→ **Code that draws figures**
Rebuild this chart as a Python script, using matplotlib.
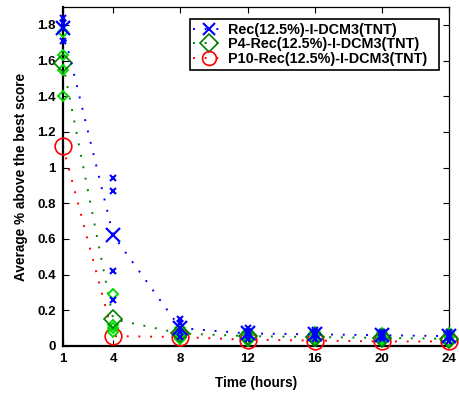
import matplotlib
matplotlib.use("Agg")
import matplotlib.pyplot as plt
from matplotlib.lines import Line2D

plt.rcParams["font.family"] = ["Liberation Sans", "DejaVu Sans"]
plt.rcParams["font.weight"] = "bold"

times = [1, 4, 8, 12, 16, 20, 24]

# mean curves (big markers + dotted line)
rec_mean = [1.78, 0.62, 0.10, 0.07, 0.065, 0.06, 0.055]
p4_mean = [1.585, 0.15, 0.07, 0.055, 0.05, 0.045, 0.04]
p10_mean = [1.12, 0.055, 0.05, 0.035, 0.03, 0.025, 0.025]

# individual runs (small markers), one list per time
rec_runs = [
    [1.84, 1.81, 1.78, 1.71],
    [0.94, 0.87, 0.42, 0.26],
    [0.15, 0.13, 0.08, 0.05],
    [0.10, 0.08, 0.06, 0.04],
    [0.09, 0.07, 0.06, 0.04],
    [0.08, 0.07, 0.05, 0.04],
    [0.08, 0.06, 0.05, 0.03],
]
p4_runs = [
    [1.76, 1.63, 1.55, 1.40],
    [0.29, 0.12, 0.10, 0.08],
    [0.10, 0.08, 0.06, 0.04],
    [0.08, 0.06, 0.04, 0.03],
    [0.08, 0.06, 0.04, 0.03],
    [0.07, 0.05, 0.04, 0.03],
    [0.07, 0.05, 0.03, 0.02],
]

labels = ["Rec(12.5%)-I-DCM3(TNT)", "P4-Rec(12.5%)-I-DCM3(TNT)",
          "P10-Rec(12.5%)-I-DCM3(TNT)"]

BLUE = "#0000ff"
GREEN = "#008000"
LIME = "#00dd00"
RED = "#ff0000"
DOT = (0, (1, 5))

fig = plt.figure(figsize=(4.59, 3.94), dpi=100)
ax = fig.add_axes([0.137, 0.122, 0.841, 0.86])

# P10 (drawn first, underneath)
ax.plot(times, p10_mean, ls=DOT, lw=1.4, color=RED, zorder=2)
ax.plot(times, p10_mean, ls="none", marker="o", ms=12, mfc="none",
        mec=RED, mew=1.2, zorder=3, clip_on=False)

# P4
ax.plot(times, p4_mean, ls=DOT, lw=1.4, color=GREEN, zorder=4)
for t, runs in zip(times, p4_runs):
    ax.plot([t] * len(runs), runs, ls="none", marker="D", ms=5.5,
            mfc="none", mec=LIME, mew=1.4, zorder=5, clip_on=False)
ax.plot(times, p4_mean, ls="none", marker="D", ms=9, mfc="none",
        mec=GREEN, mew=1.2, zorder=6, clip_on=False)

# Rec
ax.plot(times, rec_mean, ls=DOT, lw=1.4, color=BLUE, zorder=7)
for t, runs in zip(times, rec_runs):
    ax.plot([t] * len(runs), runs, ls="none", marker="x", ms=5,
            mec=BLUE, mew=1.5, zorder=8, clip_on=False)
ax.plot(times, rec_mean, ls="none", marker="x", ms=10, mec=BLUE,
        mew=1.6, zorder=9, clip_on=False)

ax.set_xlim(1, 24)
ax.set_ylim(0, 1.9)
ax.set_xticks(times)
ax.set_yticks([0, 0.2, 0.4, 0.6, 0.8, 1, 1.2, 1.4, 1.6, 1.8])
ax.set_yticklabels(["0", "0.2", "0.4", "0.6", "0.8", "1", "1.2", "1.4",
                    "1.6", "1.8"])
ax.tick_params(direction="in", top=True, right=True, length=4,
               labelsize=9.5, pad=5)
for lab in ax.get_xticklabels() + ax.get_yticklabels():
    lab.set_fontweight("bold")
for side in ["left", "bottom"]:
    ax.spines[side].set_linewidth(1.6)
for side in ["top", "right"]:
    ax.spines[side].set_linewidth(0.9)

ax.set_xlabel("Time (hours)", fontsize=9.8, fontweight="bold", labelpad=8)
ax.set_ylabel("Average % above the best score", fontsize=9.8,
              fontweight="bold", labelpad=7)

handles = [
    Line2D([], [], ls=DOT, lw=1.4, color=BLUE, marker="x", ms=8,
           mec=BLUE, mew=1.5),
    Line2D([], [], ls=DOT, lw=1.4, color=GREEN, marker="D", ms=9,
           mfc="none", mec=GREEN, mew=1.2),
    Line2D([], [], ls=DOT, lw=1.4, color=RED, marker="o", ms=10,
           mfc="none", mec=RED, mew=1.2),
]
leg = ax.legend(handles, labels, loc="upper left",
                bbox_to_anchor=(0.329, 0.0, 0.645, 0.965), mode="expand",
                fontsize=10.4, frameon=True,
                fancybox=False, framealpha=1, edgecolor="black",
                handlelength=2.1, handletextpad=0.3, labelspacing=0.05,
                borderpad=0.25, borderaxespad=0.0)
leg.get_frame().set_linewidth(1.2)
for txt in leg.get_texts():
    txt.set_fontweight("bold")

fig.savefig("out.png", dpi=100)
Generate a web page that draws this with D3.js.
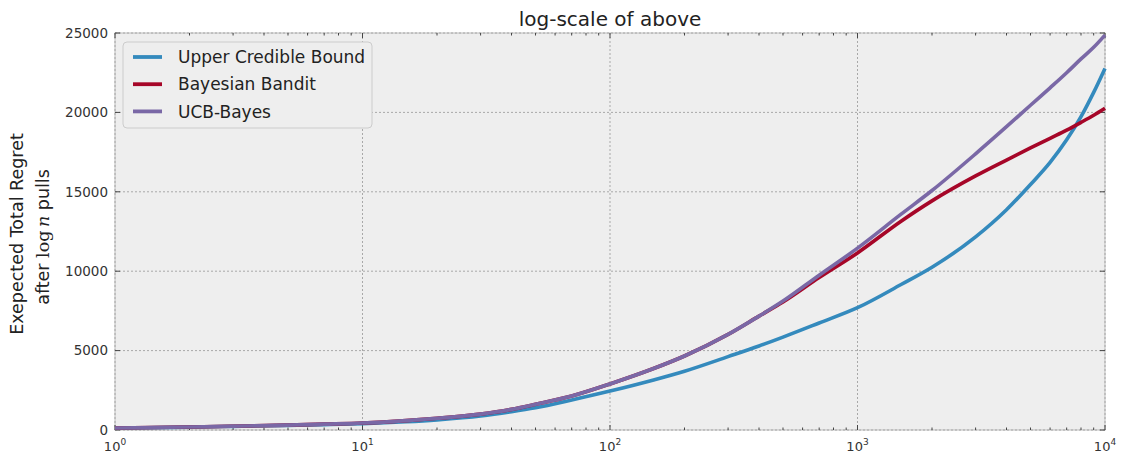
<!DOCTYPE html>
<html lang="en">
  <head>
    <meta charset="UTF-8" />
    <title>log-scale of above</title>
    <script src="https://d3js.org/d3.v7.min.js"></script>
    <style>
      body { margin: 0; background: #fff; }
      svg { font-family: 'DejaVu Sans', sans-serif; }
    </style>
  </head>
  <body>
    <svg width="1121" height="457"></svg>

    <script>
      // Data
      const pulls = [1, 2, 3, 5, 7, 10, 15, 20, 30, 40, 50, 70, 100, 150, 200, 300, 400, 500, 700,
        1000, 1500, 2000, 3000, 4000, 5000, 6000, 7000, 8000, 9000, 10000];
      const ucb = [110, 180, 230, 290, 340, 400, 520, 640, 880, 1150, 1400, 1890, 2450, 3150, 3700, 4620,
        5290, 5850, 6740, 7700, 9160, 10250, 12160, 13870, 15460, 16850, 18270, 19730, 21260, 22770];
      const bayes = [130, 190, 240, 310, 370, 440, 590, 735, 1000, 1300, 1620, 2140, 2900, 3870, 4660, 6020,
        7170, 8060, 9600, 11150, 13150, 14430, 16000, 17000, 17760, 18370, 18880, 19370, 19820, 20260];
      const ucbBayes = [130, 190, 240, 310, 370, 440, 590, 735, 1000, 1300, 1620, 2140, 2900, 3870, 4660, 6020,
        7170, 8120, 9750, 11450, 13590, 15080, 17390, 19100, 20450, 21550, 22500, 23370, 24100, 24870];

      const seriesNames = ['Upper Credible Bound', 'Bayesian Bandit', 'UCB-Bayes'];
      const seriesColors = ['#348ABD', '#A60628', '#7A68A6'];
      const yTicks = [0, 5000, 10000, 15000, 20000, 25000];
      const xTicks = [1, 10, 100, 1000, 10000];

      const series = [ucb, bayes, ucbBayes].map((vals, i) => ({
        name: seriesNames[i],
        color: seriesColors[i],
        points: pulls.map((n, j) => ({ n: n, v: vals[j] })),
      }));

      const svg = d3.select('svg');
      const margin = { left: 115, right: 16, top: 33, bottom: 27 };
      const width = 1121 - margin.left - margin.right;
      const height = 457 - margin.top - margin.bottom;

      const x = d3.scaleLog().domain([1, 10000]).range([0, width]);
      const y = d3.scaleLinear().domain([0, 25000]).range([height, 0]);

      const g = svg.append('g').attr('transform', `translate(${margin.left},${margin.top})`);

      // Background
      g.append('rect')
        .attr('width', width)
        .attr('height', height)
        .attr('fill', '#eeeeee')
        .attr('stroke', '#bcbcbc')
        .attr('stroke-width', 1);

      // Grid
      g.selectAll('.vgrid')
        .data(xTicks)
        .enter()
        .append('line')
        .attr('x1', (d) => x(d))
        .attr('x2', (d) => x(d))
        .attr('y1', 0)
        .attr('y2', height)
        .attr('stroke', '#a8a8a8')
        .attr('stroke-dasharray', '2,2');

      g.selectAll('.hgrid')
        .data(yTicks)
        .enter()
        .append('line')
        .attr('x1', 0)
        .attr('x2', width)
        .attr('y1', (d) => y(d))
        .attr('y2', (d) => y(d))
        .attr('stroke', '#a8a8a8')
        .attr('stroke-dasharray', '2,2');

      // Minor x ticks (top and bottom, inward)
      const minor = [];
      for (let e = 0; e < 4; e++) {
        for (let k = 2; k < 10; k++) minor.push(k * Math.pow(10, e));
      }
      const tickColor = '#444';
      [[height, -1], [0, 1]].forEach(([y0, dir]) => {
        g.selectAll(null)
          .data(minor)
          .enter()
          .append('line')
          .attr('x1', (d) => x(d))
          .attr('x2', (d) => x(d))
          .attr('y1', y0)
          .attr('y2', y0 + dir * 2.5)
          .attr('stroke', tickColor);
        g.selectAll(null)
          .data(xTicks)
          .enter()
          .append('line')
          .attr('x1', (d) => x(d))
          .attr('x2', (d) => x(d))
          .attr('y1', y0)
          .attr('y2', y0 + dir * 5)
          .attr('stroke', tickColor);
      });
      [[0, 1], [width, -1]].forEach(([x0, dir]) => {
        g.selectAll(null)
          .data(yTicks)
          .enter()
          .append('line')
          .attr('x1', x0)
          .attr('x2', x0 + dir * 5)
          .attr('y1', (d) => y(d))
          .attr('y2', (d) => y(d))
          .attr('stroke', tickColor);
      });

      // Lines
      const line = d3
        .line()
        .x((d) => x(d.n))
        .y((d) => y(d.v))
        .curve(d3.curveMonotoneX);

      g.selectAll('.series')
        .data(series)
        .enter()
        .append('path')
        .attr('fill', 'none')
        .attr('stroke', (d) => d.color)
        .attr('stroke-width', 3.6)
        .attr('stroke-linejoin', 'round')
        .attr('d', (d) => line(d.points));

      // Y tick labels
      g.selectAll('.ylab')
        .data(yTicks)
        .enter()
        .append('text')
        .attr('x', -7)
        .attr('y', (d) => y(d))
        .attr('dy', '0.36em')
        .attr('text-anchor', 'end')
        .attr('font-size', 13.5)
        .attr('fill', '#333')
        .text((d) => d);

      // X tick labels as 10^k
      const xl = g.selectAll('.xlab')
        .data(xTicks)
        .enter()
        .append('text')
        .attr('x', (d) => x(d))
        .attr('y', height + 21)
        .attr('text-anchor', 'middle')
        .attr('font-size', 13)
        .attr('fill', '#333');
      xl.append('tspan').text('10');
      xl.append('tspan')
        .attr('dy', -6)
        .attr('font-size', 9)
        .text((d) => Math.round(Math.log10(d)));

      // Title
      svg.append('text')
        .attr('x', margin.left + width / 2)
        .attr('y', 26)
        .attr('text-anchor', 'middle')
        .attr('font-size', 20)
        .attr('fill', '#222')
        .text('log-scale of above');

      // Y label
      const yl = svg.append('g').attr('transform', 'translate(0,234) rotate(-90)');
      yl.append('text')
        .attr('x', 0)
        .attr('y', 23)
        .attr('text-anchor', 'middle')
        .attr('font-size', 17.5)
        .attr('fill', '#222')
        .text('Exepected Total Regret');
      const l2 = yl.append('text')
        .attr('x', -3)
        .attr('y', 49)
        .attr('text-anchor', 'middle')
        .attr('font-size', 17.5)
        .attr('fill', '#222');
      l2.append('tspan').text('after ');
      l2.append('tspan').attr('font-family', 'DejaVu Serif').text('log\u2009');
      l2.append('tspan').attr('font-family', 'DejaVu Serif').attr('font-style', 'italic').text('n');
      l2.append('tspan').text(' pulls');

      // Legend
      const lg = g.append('g').attr('transform', 'translate(8,9)');
      lg.append('rect')
        .attr('width', 249)
        .attr('height', 86)
        .attr('rx', 4)
        .attr('fill', '#eeeeee')
        .attr('stroke', '#cccccc');
      const items = lg.selectAll('.item')
        .data(series)
        .enter()
        .append('g')
        .attr('transform', (d, i) => `translate(0,${15 + i * 27.2})`);
      items.append('line')
        .attr('x1', 10)
        .attr('x2', 39)
        .attr('stroke', (d) => d.color)
        .attr('stroke-width', 3.8);
      items.append('text')
        .attr('x', 55)
        .attr('dy', '0.36em')
        .attr('font-size', 17)
        .attr('fill', '#222')
        .text((d) => d.name);
    </script>
  </body>
</html>
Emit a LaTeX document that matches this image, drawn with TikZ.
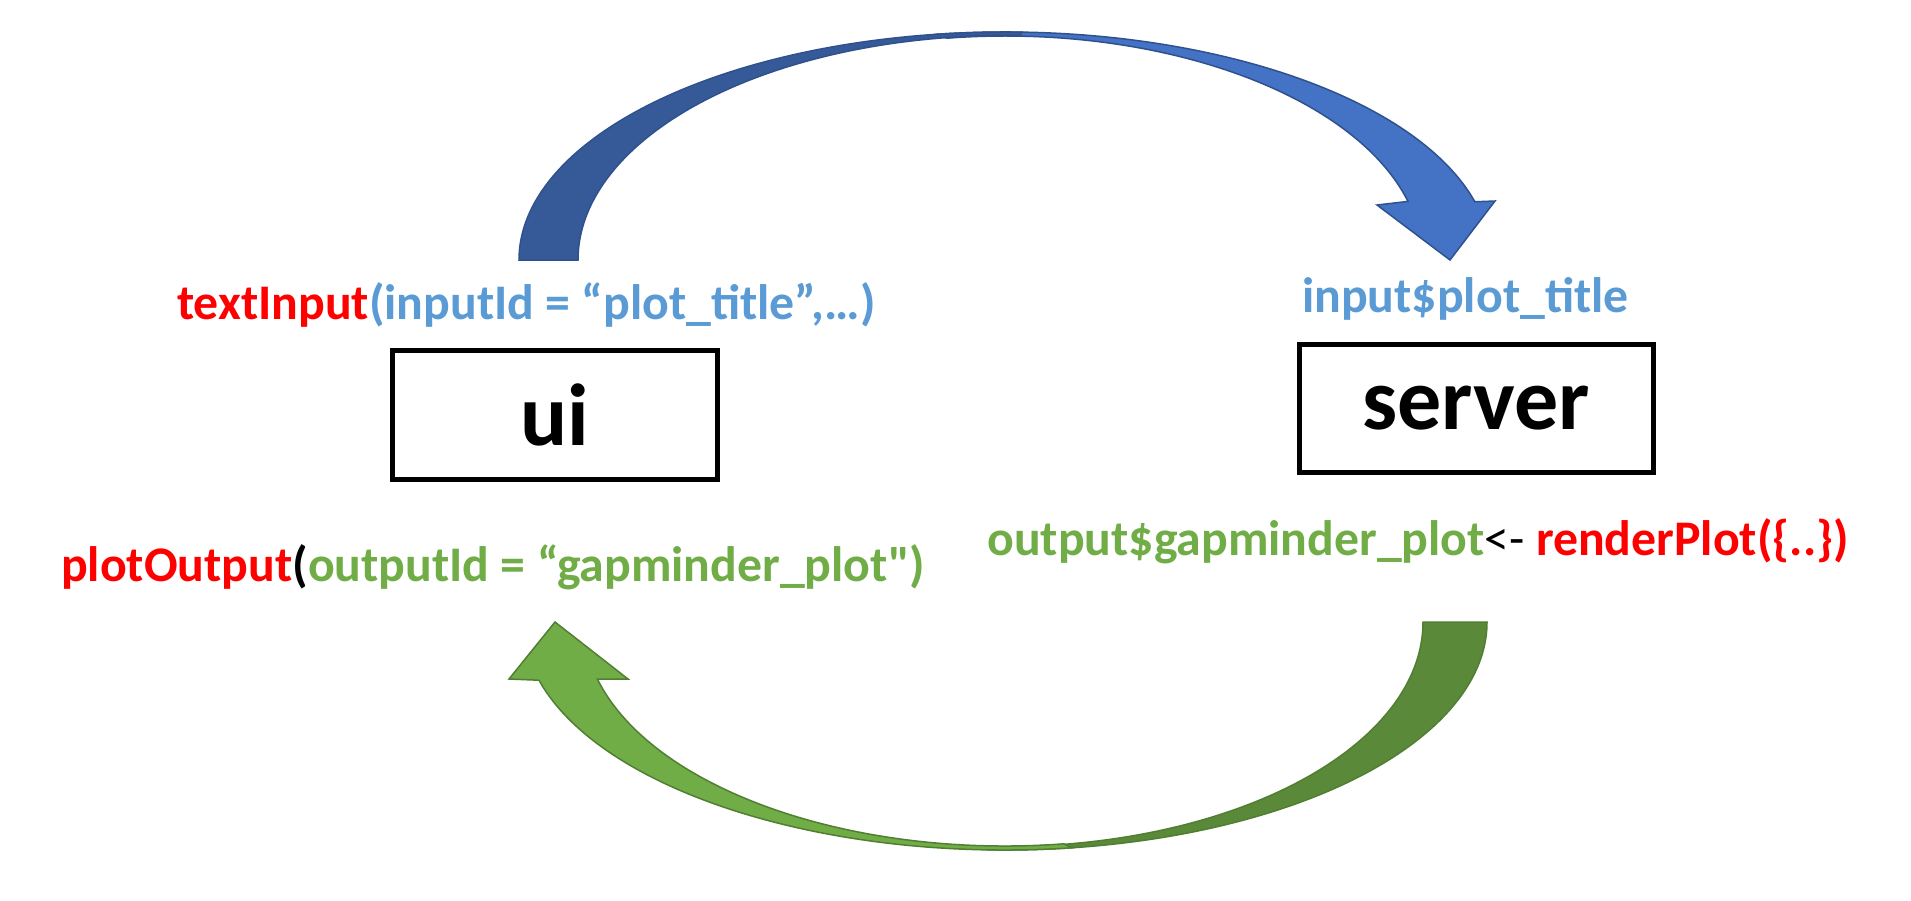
\documentclass[tikz,border=0pt]{standalone}
\usepackage{fontspec}
\setmainfont{Carlito}[Ligatures=TeXOff]
\definecolor{cred}{HTML}{FF0000}
\definecolor{cblue}{HTML}{5B9BD5}
\definecolor{cgreen}{HTML}{70AD47}
\definecolor{bluedark}{HTML}{355A97}
\definecolor{bluelight}{HTML}{4472C4}
\definecolor{blueline}{HTML}{2F528F}
\definecolor{greendark}{HTML}{5A8A39}
\definecolor{greenlight}{HTML}{70AD47}
\definecolor{greenline}{HTML}{507E32}
\begin{document}
\begin{tikzpicture}[x=1pt,y=-1pt,
  comp/.style={draw=black,line width=5pt,inner sep=0pt,font=\fontsize{88}{100}\selectfont\bfseries},
  code/.style={inner sep=0pt,font=\fontsize{49.8}{56}\selectfont\bfseries},
  bluearrow/.style={draw=blueline,line width=1.5pt,line join=miter},
  greenarrow/.style={draw=greenline,line width=1.5pt,line join=miter}]
\useasboundingbox (0,0) rectangle (1911,900);
\fill[white] (0,0) rectangle (1911,900);

% boxes
\node[comp,minimum width=325pt,minimum height=129pt] (ui) at (554.5,414.5) {ui};
\node[comp,minimum width=354pt,minimum height=128pt] (server) at (1476,408) {server};

% code labels
\node[code,anchor=base west] (tin) at (177,319)
  {\textcolor{cred}{textInput}\textcolor{cblue}{(inputId = “plot\_title”,…)}};
\node[code,anchor=base west,text=cblue] (inp) at (1302,312) {input\$plot\_title};
\node[code,anchor=base west] (pout) at (61,581)
  {\textcolor{cred}{plotOutput}\textcolor{black}{(}\textcolor{cgreen}{outputId = “gapminder\_plot")}};
\node[code,anchor=base west] (rend) at (987,555)
  {\textcolor{cgreen}{output\$gapminder\_plot}\textcolor{black}{\mdseries<- }\textcolor{cred}{renderPlot(\{..\})}};

% top blue arrow (ui -> server)
\path[bluearrow,fill=bluelight] (1005,260) ++(262:486 and 228)
  arc[start angle=262,end angle=345.2,x radius=486,y radius=228]
  -- (1495,201) -- (1450,260) -- (1377,205) -- (1408,201.4)
  arc[start angle=344.83,end angle=262,x radius=417.5,y radius=224] -- cycle;
\path[bluearrow,fill=bluedark] (519,260)
  arc[start angle=180,end angle=272,x radius=486,y radius=228]
  -- (1019.9,35.64)
  arc[start angle=272,end angle=180,x radius=427,y radius=224.5] -- cycle;

% bottom green arrow (server -> ui)
\path[greenarrow,fill=greendark] (1487,622)
  arc[start angle=0,end angle=92,x radius=482,y radius=228]
  -- (990.4,846.4)
  arc[start angle=92,end angle=0,x radius=418,y radius=224.5] -- cycle;
\path[greenarrow,fill=greenlight] (1005,622) ++(82:482 and 228)
  arc[start angle=82,end angle=165.2,x radius=482,y radius=228]
  -- (509,679) -- (555,622) -- (628,679) -- (597.4,679.1)
  arc[start angle=165.23,end angle=82,x radius=421.5,y radius=224] -- cycle;
\end{tikzpicture}
\end{document}
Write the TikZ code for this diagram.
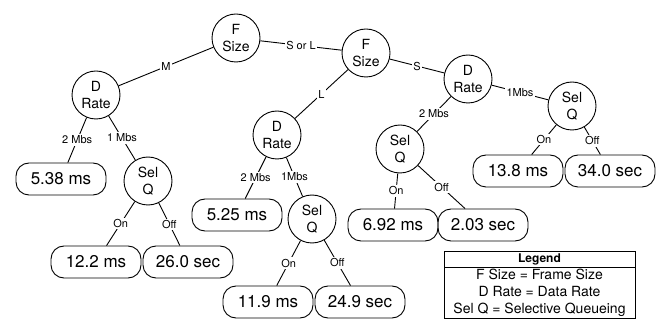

→ **THE REQUEST**
Extract every line of the records above that contains the word "with".

→ **TASK RESULT**
Generate a web page that draws this with D3.js.
Emit a LaTeX document that matches this image, drawn with TikZ.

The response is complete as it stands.